Consider this factor :
> factor(c('a','b','c','d','a','b'))
[1] a b c d a b
Levels: a b c d
This factor is already sorted by order of importance.
That is a is better than b, and so on. I would like to keep the first 2 top levels, and put the rest in some other category. Very much like fct_lump but here the lumping has nothing to do with the frequency (they all appear once).

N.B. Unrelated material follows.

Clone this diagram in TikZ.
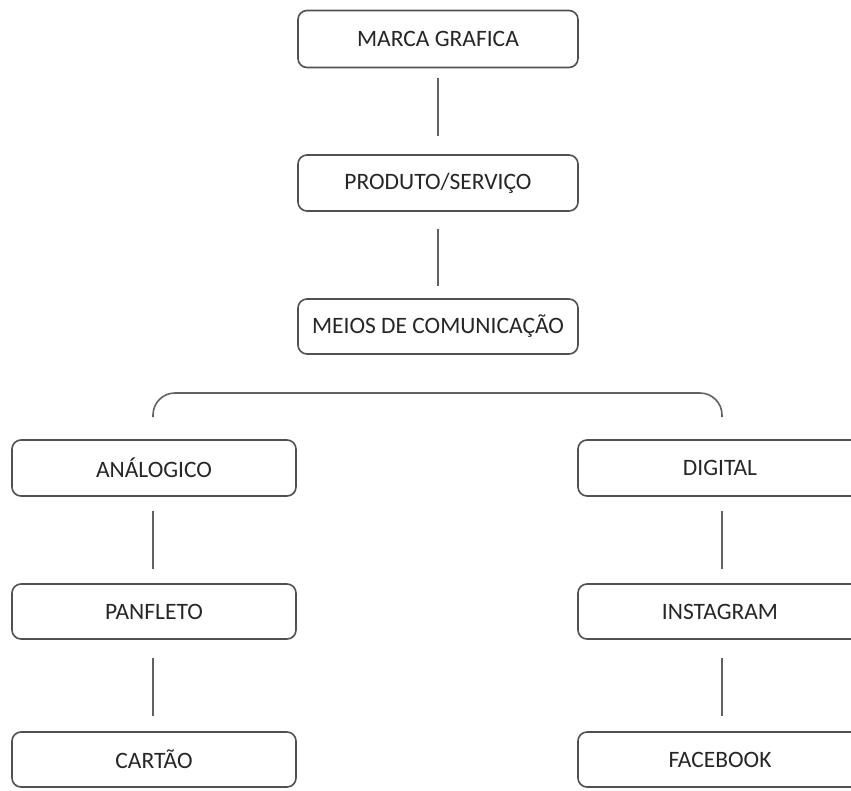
\documentclass[tikz,border=0pt]{standalone}
\usepackage{fontspec}
\setmainfont{Carlito}
\definecolor{boxline}{HTML}{505050}
\definecolor{txt}{HTML}{262626}
\begin{document}
\begin{tikzpicture}[x=1pt,y=-1pt,
  box/.style={draw=boxline, line width=1.6pt, rounded corners=9pt, minimum width=280pt, inner sep=0pt, text=txt, font=\fontsize{23.5}{27}\selectfont},
  link/.style={draw=boxline!90, line width=1.6pt}]
\useasboundingbox[fill=white] (0,0) rectangle (851,790);
\node[box, minimum height=57pt] (marca) at (438,39) {MARCA GRAFICA};
\node[box, minimum height=56pt] (prod) at (438,183) {PRODUTO/SERVIÇO};
\node[box, minimum height=55pt] (meios) at (438,326.5) {MEIOS DE COMUNICAÇÃO};
\node[box, minimum width=284pt, minimum height=56pt] (ana) at (154,468) {ANÁLOGICO};
\node[box, minimum width=284pt, minimum height=55pt] (pan) at (154,611.5) {PANFLETO};
\node[box, minimum width=284pt, minimum height=55pt] (car) at (154,759.5) {CARTÃO};
\node[box, minimum width=284pt, minimum height=56pt] (dig) at (720,468) {DIGITAL};
\node[box, minimum width=284pt, minimum height=55pt] (ins) at (720,611.5) {INSTAGRAM};
\node[box, minimum width=284pt, minimum height=55pt] (fac) at (720,759.5) {FACEBOOK};
\coordinate (bl) at (153,417);
\coordinate (br) at (722,417);
\coordinate (bt) at (438,393);
\draw[link] ([yshift=-10pt]marca.south) -- ([yshift=18pt]prod.north);
\draw[link] ([yshift=-17pt]prod.south) -- ([yshift=12pt]meios.north);
\draw[link, rounded corners=22pt] (bl) |- (bt) -| (br);
\draw[link] ([xshift=-1pt,yshift=-14pt]ana.south) -- ([xshift=-1pt,yshift=14pt]pan.north);
\draw[link] ([xshift=-1pt,yshift=-18pt]pan.south) -- ([xshift=-1pt,yshift=15pt]car.north);
\draw[link] ([xshift=2pt,yshift=-14pt]dig.south) -- ([xshift=2pt,yshift=14pt]ins.north);
\draw[link] ([xshift=2pt,yshift=-18pt]ins.south) -- ([xshift=2pt,yshift=15pt]fac.north);
\end{tikzpicture}
\end{document}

There's a chance that you are mistaken. The levels are displayed in alphabetical order, but they are not ordered here. Note the difference below:
> a <- factor(x = c('a','b','c','d','a','b'))
> a
[1] a b c d a b
Levels: a b c d
> is.ordered(x = a)
[1] FALSE
> b <- factor(x = c('a','b','c','d','a','b'), ordered = TRUE)
> b
[1] a b c d a b
Levels: a < b < c < d
> is.ordered(x = b)
[1] TRUE
I think you're looking for something like this:
set.seed(seed = 33122)
factor_data <- factor(x = sample(x = letters[1:5],
size = 20,
replace = TRUE),
ordered = TRUE)
factor_data
#> [1] d c e e c e b a a b b d d e c e b e c a
#> Levels: a < b < c < d < e
forcats::fct_other(f = factor_data,
keep = tail(x = levels(x = factor_data),
n = 2))
#> [1] d Other e e Other e Other Other Other Other Other
#> [12] d d e Other e Other e Other Other
#> Levels: d < e < Other